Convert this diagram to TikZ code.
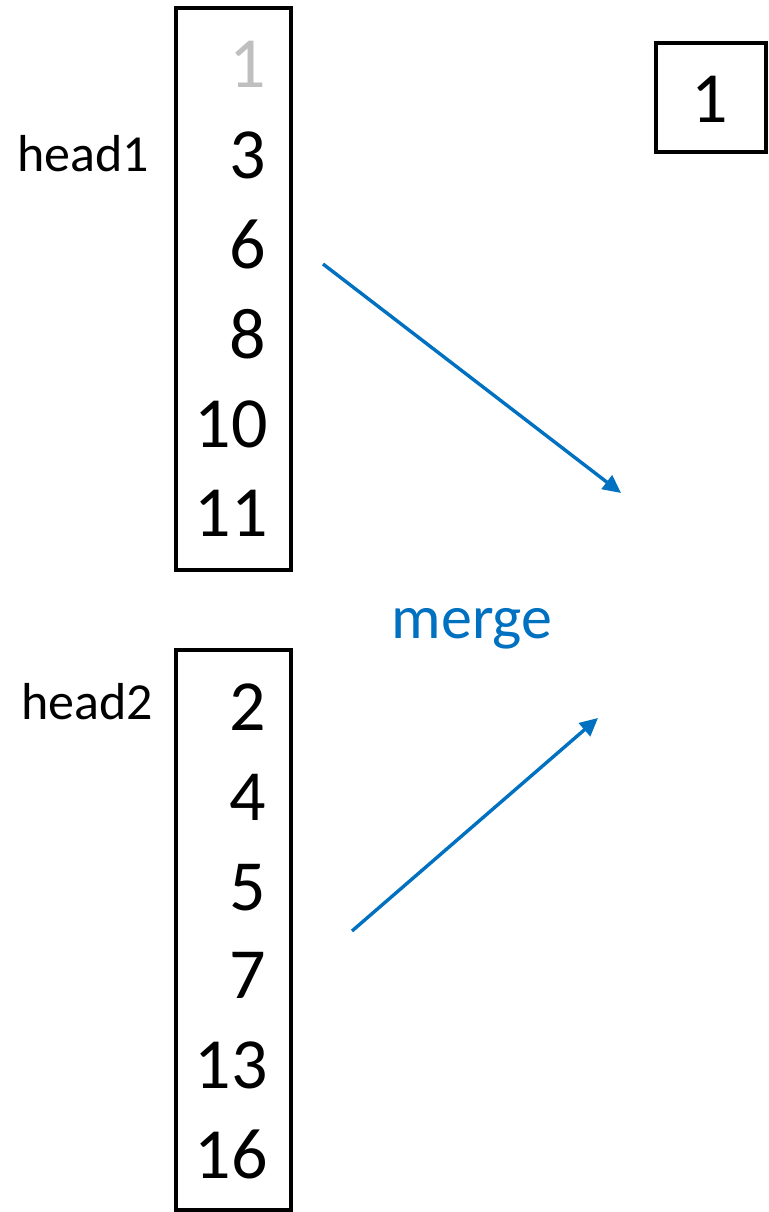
\documentclass[tikz,border=0pt]{standalone}
\usepackage{fontspec}
\setmainfont{Carlito}
\usetikzlibrary{arrows.meta}
\definecolor{mblue}{HTML}{0070C0}
\definecolor{lgray}{HTML}{BFBFBF}
\begin{document}
\begin{tikzpicture}[x=1pt,y=-1pt,
  listbox/.style={draw=black,line width=3.4pt},
  num/.style={anchor=base east,inner sep=0pt,font=\fontsize{72}{80}\selectfont},
  lab/.style={anchor=base west,inner sep=0pt,font=\fontsize{52}{60}\selectfont},
  arr/.style={draw=mblue,line width=3.4pt,-{Triangle[length=18pt,width=17pt]}}]
\useasboundingbox (0,0) rectangle (768,1212);
\draw[listbox] (176,8) rectangle (291,570);
\draw[listbox] (176,650) rectangle (291,1210);
\draw[listbox] (656,43) rectangle (766,152);
\node[num,text=lgray] (a1) at (266,88) {1};
\node[num] (a2) at (266,178) {3};
\node[num] (a3) at (266,268) {6};
\node[num] (a4) at (266,358) {8};
\node[num] (a5) at (268,447) {10};
\node[num] (a6) at (268,536) {11};
\node[num] (b1) at (266,730) {2};
\node[num] (b2) at (266,820) {4};
\node[num] (b3) at (266,910) {5};
\node[num] (b4) at (266,998) {7};
\node[num] (b5) at (268,1088) {13};
\node[num] (b6) at (268,1178) {16};
\node[num] (out) at (728,123) {1};
\node[lab] (h1) at (17,171) {head1};
\node[lab] (h2) at (21,719) {head2};
\node[anchor=base,inner sep=0pt,text=mblue,font=\fontsize{62}{70}\selectfont] (merge) at (472,638) {merge};
\coordinate (s1) at (323,264);
\coordinate (e1) at (621,493);
\coordinate (s2) at (352,931);
\coordinate (e2) at (598,718);
\draw[arr] (s1) -- (e1);
\draw[arr] (s2) -- (e2);
\end{tikzpicture}
\end{document}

Exercise description: Transcribe the preceding listing in its entirety and with exact wording, leaving out pictures.

Right answer:
Convert this diagram to TikZ code.
\documentclass[tikz,border=0pt]{standalone}
\usepackage{fontspec}
\setmainfont{Carlito}
\usetikzlibrary{arrows.meta}
\definecolor{mblue}{HTML}{0070C0}
\definecolor{lgray}{HTML}{BFBFBF}
\begin{document}
\begin{tikzpicture}[x=1pt,y=-1pt,
  listbox/.style={draw=black,line width=3.4pt},
  num/.style={anchor=base east,inner sep=0pt,font=\fontsize{72}{80}\selectfont},
  lab/.style={anchor=base west,inner sep=0pt,font=\fontsize{52}{60}\selectfont},
  arr/.style={draw=mblue,line width=3.4pt,-{Triangle[length=18pt,width=17pt]}}]
\useasboundingbox (0,0) rectangle (768,1212);
\draw[listbox] (176,8) rectangle (291,570);
\draw[listbox] (176,650) rectangle (291,1210);
\draw[listbox] (656,43) rectangle (766,152);
\node[num,text=lgray] (a1) at (266,88) {1};
\node[num] (a2) at (266,178) {3};
\node[num] (a3) at (266,268) {6};
\node[num] (a4) at (266,358) {8};
\node[num] (a5) at (268,447) {10};
\node[num] (a6) at (268,536) {11};
\node[num] (b1) at (266,730) {2};
\node[num] (b2) at (266,820) {4};
\node[num] (b3) at (266,910) {5};
\node[num] (b4) at (266,998) {7};
\node[num] (b5) at (268,1088) {13};
\node[num] (b6) at (268,1178) {16};
\node[num] (out) at (728,123) {1};
\node[lab] (h1) at (17,171) {head1};
\node[lab] (h2) at (21,719) {head2};
\node[anchor=base,inner sep=0pt,text=mblue,font=\fontsize{62}{70}\selectfont] (merge) at (472,638) {merge};
\coordinate (s1) at (323,264);
\coordinate (e1) at (621,493);
\coordinate (s2) at (352,931);
\coordinate (e2) at (598,718);
\draw[arr] (s1) -- (e1);
\draw[arr] (s2) -- (e2);
\end{tikzpicture}
\end{document}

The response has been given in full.